Drop the images; return everything else in the listing below exactly.
....
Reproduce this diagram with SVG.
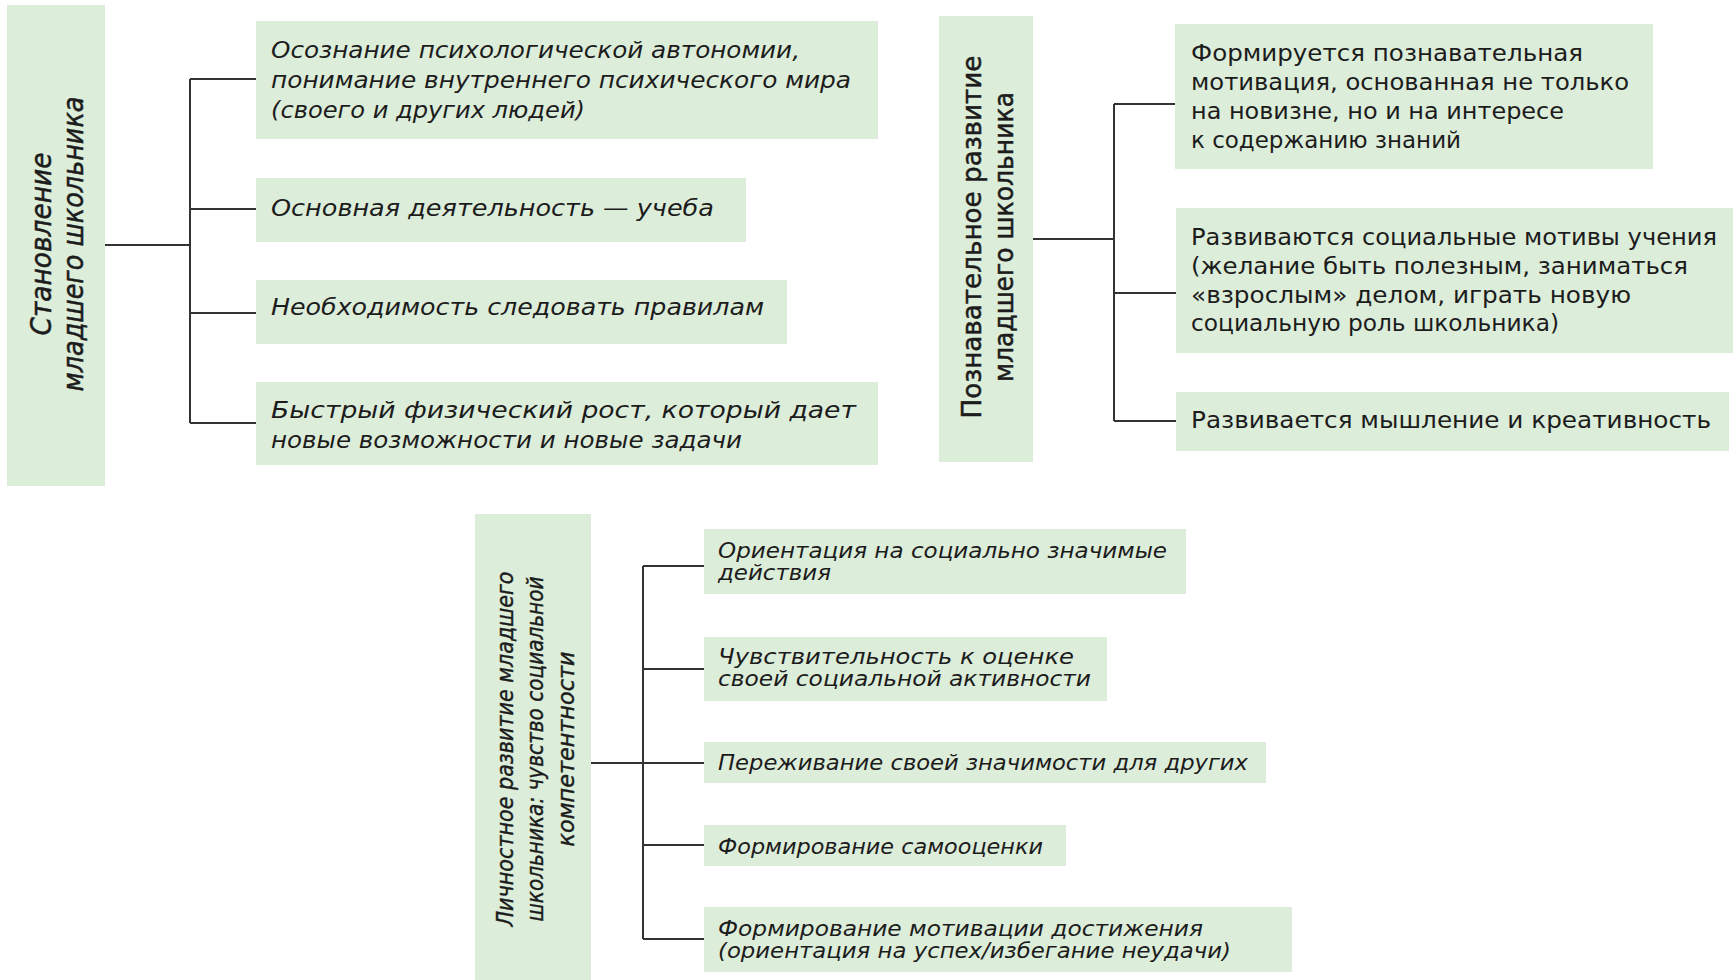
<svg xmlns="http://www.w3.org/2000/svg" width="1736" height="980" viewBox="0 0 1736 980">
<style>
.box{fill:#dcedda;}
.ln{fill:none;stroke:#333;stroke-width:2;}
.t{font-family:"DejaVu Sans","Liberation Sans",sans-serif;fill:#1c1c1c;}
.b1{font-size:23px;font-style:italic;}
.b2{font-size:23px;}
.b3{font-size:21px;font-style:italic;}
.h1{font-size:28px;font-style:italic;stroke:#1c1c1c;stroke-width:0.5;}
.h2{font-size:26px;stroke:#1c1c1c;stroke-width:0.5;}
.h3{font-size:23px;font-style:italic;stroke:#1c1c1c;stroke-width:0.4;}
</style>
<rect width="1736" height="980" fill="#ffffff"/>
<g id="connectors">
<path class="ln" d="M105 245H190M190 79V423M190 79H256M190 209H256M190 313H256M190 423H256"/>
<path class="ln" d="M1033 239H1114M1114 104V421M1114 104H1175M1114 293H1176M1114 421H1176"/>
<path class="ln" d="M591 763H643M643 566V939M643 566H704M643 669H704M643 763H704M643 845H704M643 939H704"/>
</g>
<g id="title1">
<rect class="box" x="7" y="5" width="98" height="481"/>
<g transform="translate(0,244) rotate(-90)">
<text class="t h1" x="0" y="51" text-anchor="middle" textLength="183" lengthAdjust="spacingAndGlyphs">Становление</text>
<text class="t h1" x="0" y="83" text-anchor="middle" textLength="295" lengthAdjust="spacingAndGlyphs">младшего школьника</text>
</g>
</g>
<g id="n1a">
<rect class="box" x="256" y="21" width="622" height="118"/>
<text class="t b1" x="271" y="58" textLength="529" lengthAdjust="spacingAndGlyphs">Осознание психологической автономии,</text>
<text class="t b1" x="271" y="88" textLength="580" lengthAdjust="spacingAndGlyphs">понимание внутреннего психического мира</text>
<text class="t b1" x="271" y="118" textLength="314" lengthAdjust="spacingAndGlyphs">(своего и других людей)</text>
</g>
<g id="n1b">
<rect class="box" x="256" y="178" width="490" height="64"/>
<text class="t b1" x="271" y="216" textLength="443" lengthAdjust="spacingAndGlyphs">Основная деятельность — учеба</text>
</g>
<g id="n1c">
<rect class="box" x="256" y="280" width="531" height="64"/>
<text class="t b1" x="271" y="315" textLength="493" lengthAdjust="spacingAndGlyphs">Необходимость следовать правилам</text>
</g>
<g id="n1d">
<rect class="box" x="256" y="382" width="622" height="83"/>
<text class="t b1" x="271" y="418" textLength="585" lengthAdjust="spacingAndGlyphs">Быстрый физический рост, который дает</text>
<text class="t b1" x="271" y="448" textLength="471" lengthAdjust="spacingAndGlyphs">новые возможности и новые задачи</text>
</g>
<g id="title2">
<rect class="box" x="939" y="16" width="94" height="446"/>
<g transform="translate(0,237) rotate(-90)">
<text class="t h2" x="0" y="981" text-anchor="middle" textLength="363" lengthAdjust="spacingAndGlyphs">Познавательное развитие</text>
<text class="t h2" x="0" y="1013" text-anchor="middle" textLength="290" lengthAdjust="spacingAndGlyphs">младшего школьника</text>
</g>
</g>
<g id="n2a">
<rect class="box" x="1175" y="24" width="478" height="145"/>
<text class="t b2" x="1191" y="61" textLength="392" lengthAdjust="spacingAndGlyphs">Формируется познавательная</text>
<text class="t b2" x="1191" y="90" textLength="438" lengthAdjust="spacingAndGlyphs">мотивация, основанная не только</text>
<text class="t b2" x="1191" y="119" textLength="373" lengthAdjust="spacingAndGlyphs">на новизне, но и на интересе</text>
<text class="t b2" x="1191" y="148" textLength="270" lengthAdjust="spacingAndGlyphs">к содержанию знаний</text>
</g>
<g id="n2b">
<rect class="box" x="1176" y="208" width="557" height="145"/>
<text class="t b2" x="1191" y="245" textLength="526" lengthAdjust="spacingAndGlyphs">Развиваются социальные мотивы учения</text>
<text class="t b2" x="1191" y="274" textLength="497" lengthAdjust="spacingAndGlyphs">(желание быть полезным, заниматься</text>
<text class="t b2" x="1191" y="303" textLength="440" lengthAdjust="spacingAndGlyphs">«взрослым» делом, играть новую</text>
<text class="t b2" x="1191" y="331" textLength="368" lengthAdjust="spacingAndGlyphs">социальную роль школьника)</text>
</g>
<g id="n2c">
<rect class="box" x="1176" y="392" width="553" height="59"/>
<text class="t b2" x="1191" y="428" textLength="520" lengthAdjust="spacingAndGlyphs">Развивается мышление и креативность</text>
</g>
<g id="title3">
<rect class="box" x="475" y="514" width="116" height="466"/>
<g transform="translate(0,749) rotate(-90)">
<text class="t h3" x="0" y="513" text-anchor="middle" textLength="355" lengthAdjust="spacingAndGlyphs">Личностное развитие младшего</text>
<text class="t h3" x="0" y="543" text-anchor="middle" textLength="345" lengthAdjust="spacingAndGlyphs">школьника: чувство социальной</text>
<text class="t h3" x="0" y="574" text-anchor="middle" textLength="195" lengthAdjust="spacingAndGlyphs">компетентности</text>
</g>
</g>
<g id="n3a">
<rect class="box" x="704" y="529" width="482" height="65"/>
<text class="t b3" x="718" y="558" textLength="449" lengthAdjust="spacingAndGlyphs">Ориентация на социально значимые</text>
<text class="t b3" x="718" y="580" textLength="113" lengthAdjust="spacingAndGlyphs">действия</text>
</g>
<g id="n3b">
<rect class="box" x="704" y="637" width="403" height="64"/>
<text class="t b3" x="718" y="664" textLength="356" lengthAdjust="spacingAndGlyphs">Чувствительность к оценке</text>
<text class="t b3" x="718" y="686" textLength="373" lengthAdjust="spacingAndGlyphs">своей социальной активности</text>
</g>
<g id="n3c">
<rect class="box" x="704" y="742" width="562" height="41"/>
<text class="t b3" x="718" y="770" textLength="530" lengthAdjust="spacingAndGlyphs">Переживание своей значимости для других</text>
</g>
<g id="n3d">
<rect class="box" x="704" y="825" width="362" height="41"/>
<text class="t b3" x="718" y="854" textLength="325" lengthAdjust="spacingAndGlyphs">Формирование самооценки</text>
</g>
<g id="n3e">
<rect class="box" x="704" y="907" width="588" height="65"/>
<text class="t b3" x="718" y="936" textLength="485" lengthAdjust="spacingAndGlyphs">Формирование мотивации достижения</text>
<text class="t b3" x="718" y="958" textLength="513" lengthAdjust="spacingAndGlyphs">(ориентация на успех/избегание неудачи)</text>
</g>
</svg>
....
**Result of the task:**
Reproduce this diagram with SVG.
<svg xmlns="http://www.w3.org/2000/svg" width="1736" height="980" viewBox="0 0 1736 980">
<style>
.box{fill:#dcedda;}
.ln{fill:none;stroke:#333;stroke-width:2;}
.t{font-family:"DejaVu Sans","Liberation Sans",sans-serif;fill:#1c1c1c;}
.b1{font-size:23px;font-style:italic;}
.b2{font-size:23px;}
.b3{font-size:21px;font-style:italic;}
.h1{font-size:28px;font-style:italic;stroke:#1c1c1c;stroke-width:0.5;}
.h2{font-size:26px;stroke:#1c1c1c;stroke-width:0.5;}
.h3{font-size:23px;font-style:italic;stroke:#1c1c1c;stroke-width:0.4;}
</style>
<rect width="1736" height="980" fill="#ffffff"/>
<g id="connectors">
<path class="ln" d="M105 245H190M190 79V423M190 79H256M190 209H256M190 313H256M190 423H256"/>
<path class="ln" d="M1033 239H1114M1114 104V421M1114 104H1175M1114 293H1176M1114 421H1176"/>
<path class="ln" d="M591 763H643M643 566V939M643 566H704M643 669H704M643 763H704M643 845H704M643 939H704"/>
</g>
<g id="title1">
<rect class="box" x="7" y="5" width="98" height="481"/>
<g transform="translate(0,244) rotate(-90)">
<text class="t h1" x="0" y="51" text-anchor="middle" textLength="183" lengthAdjust="spacingAndGlyphs">Становление</text>
<text class="t h1" x="0" y="83" text-anchor="middle" textLength="295" lengthAdjust="spacingAndGlyphs">младшего школьника</text>
</g>
</g>
<g id="n1a">
<rect class="box" x="256" y="21" width="622" height="118"/>
<text class="t b1" x="271" y="58" textLength="529" lengthAdjust="spacingAndGlyphs">Осознание психологической автономии,</text>
<text class="t b1" x="271" y="88" textLength="580" lengthAdjust="spacingAndGlyphs">понимание внутреннего психического мира</text>
<text class="t b1" x="271" y="118" textLength="314" lengthAdjust="spacingAndGlyphs">(своего и других людей)</text>
</g>
<g id="n1b">
<rect class="box" x="256" y="178" width="490" height="64"/>
<text class="t b1" x="271" y="216" textLength="443" lengthAdjust="spacingAndGlyphs">Основная деятельность — учеба</text>
</g>
<g id="n1c">
<rect class="box" x="256" y="280" width="531" height="64"/>
<text class="t b1" x="271" y="315" textLength="493" lengthAdjust="spacingAndGlyphs">Необходимость следовать правилам</text>
</g>
<g id="n1d">
<rect class="box" x="256" y="382" width="622" height="83"/>
<text class="t b1" x="271" y="418" textLength="585" lengthAdjust="spacingAndGlyphs">Быстрый физический рост, который дает</text>
<text class="t b1" x="271" y="448" textLength="471" lengthAdjust="spacingAndGlyphs">новые возможности и новые задачи</text>
</g>
<g id="title2">
<rect class="box" x="939" y="16" width="94" height="446"/>
<g transform="translate(0,237) rotate(-90)">
<text class="t h2" x="0" y="981" text-anchor="middle" textLength="363" lengthAdjust="spacingAndGlyphs">Познавательное развитие</text>
<text class="t h2" x="0" y="1013" text-anchor="middle" textLength="290" lengthAdjust="spacingAndGlyphs">младшего школьника</text>
</g>
</g>
<g id="n2a">
<rect class="box" x="1175" y="24" width="478" height="145"/>
<text class="t b2" x="1191" y="61" textLength="392" lengthAdjust="spacingAndGlyphs">Формируется познавательная</text>
<text class="t b2" x="1191" y="90" textLength="438" lengthAdjust="spacingAndGlyphs">мотивация, основанная не только</text>
<text class="t b2" x="1191" y="119" textLength="373" lengthAdjust="spacingAndGlyphs">на новизне, но и на интересе</text>
<text class="t b2" x="1191" y="148" textLength="270" lengthAdjust="spacingAndGlyphs">к содержанию знаний</text>
</g>
<g id="n2b">
<rect class="box" x="1176" y="208" width="557" height="145"/>
<text class="t b2" x="1191" y="245" textLength="526" lengthAdjust="spacingAndGlyphs">Развиваются социальные мотивы учения</text>
<text class="t b2" x="1191" y="274" textLength="497" lengthAdjust="spacingAndGlyphs">(желание быть полезным, заниматься</text>
<text class="t b2" x="1191" y="303" textLength="440" lengthAdjust="spacingAndGlyphs">«взрослым» делом, играть новую</text>
<text class="t b2" x="1191" y="331" textLength="368" lengthAdjust="spacingAndGlyphs">социальную роль школьника)</text>
</g>
<g id="n2c">
<rect class="box" x="1176" y="392" width="553" height="59"/>
<text class="t b2" x="1191" y="428" textLength="520" lengthAdjust="spacingAndGlyphs">Развивается мышление и креативность</text>
</g>
<g id="title3">
<rect class="box" x="475" y="514" width="116" height="466"/>
<g transform="translate(0,749) rotate(-90)">
<text class="t h3" x="0" y="513" text-anchor="middle" textLength="355" lengthAdjust="spacingAndGlyphs">Личностное развитие младшего</text>
<text class="t h3" x="0" y="543" text-anchor="middle" textLength="345" lengthAdjust="spacingAndGlyphs">школьника: чувство социальной</text>
<text class="t h3" x="0" y="574" text-anchor="middle" textLength="195" lengthAdjust="spacingAndGlyphs">компетентности</text>
</g>
</g>
<g id="n3a">
<rect class="box" x="704" y="529" width="482" height="65"/>
<text class="t b3" x="718" y="558" textLength="449" lengthAdjust="spacingAndGlyphs">Ориентация на социально значимые</text>
<text class="t b3" x="718" y="580" textLength="113" lengthAdjust="spacingAndGlyphs">действия</text>
</g>
<g id="n3b">
<rect class="box" x="704" y="637" width="403" height="64"/>
<text class="t b3" x="718" y="664" textLength="356" lengthAdjust="spacingAndGlyphs">Чувствительность к оценке</text>
<text class="t b3" x="718" y="686" textLength="373" lengthAdjust="spacingAndGlyphs">своей социальной активности</text>
</g>
<g id="n3c">
<rect class="box" x="704" y="742" width="562" height="41"/>
<text class="t b3" x="718" y="770" textLength="530" lengthAdjust="spacingAndGlyphs">Переживание своей значимости для других</text>
</g>
<g id="n3d">
<rect class="box" x="704" y="825" width="362" height="41"/>
<text class="t b3" x="718" y="854" textLength="325" lengthAdjust="spacingAndGlyphs">Формирование самооценки</text>
</g>
<g id="n3e">
<rect class="box" x="704" y="907" width="588" height="65"/>
<text class="t b3" x="718" y="936" textLength="485" lengthAdjust="spacingAndGlyphs">Формирование мотивации достижения</text>
<text class="t b3" x="718" y="958" textLength="513" lengthAdjust="spacingAndGlyphs">(ориентация на успех/избегание неудачи)</text>
</g>
</svg>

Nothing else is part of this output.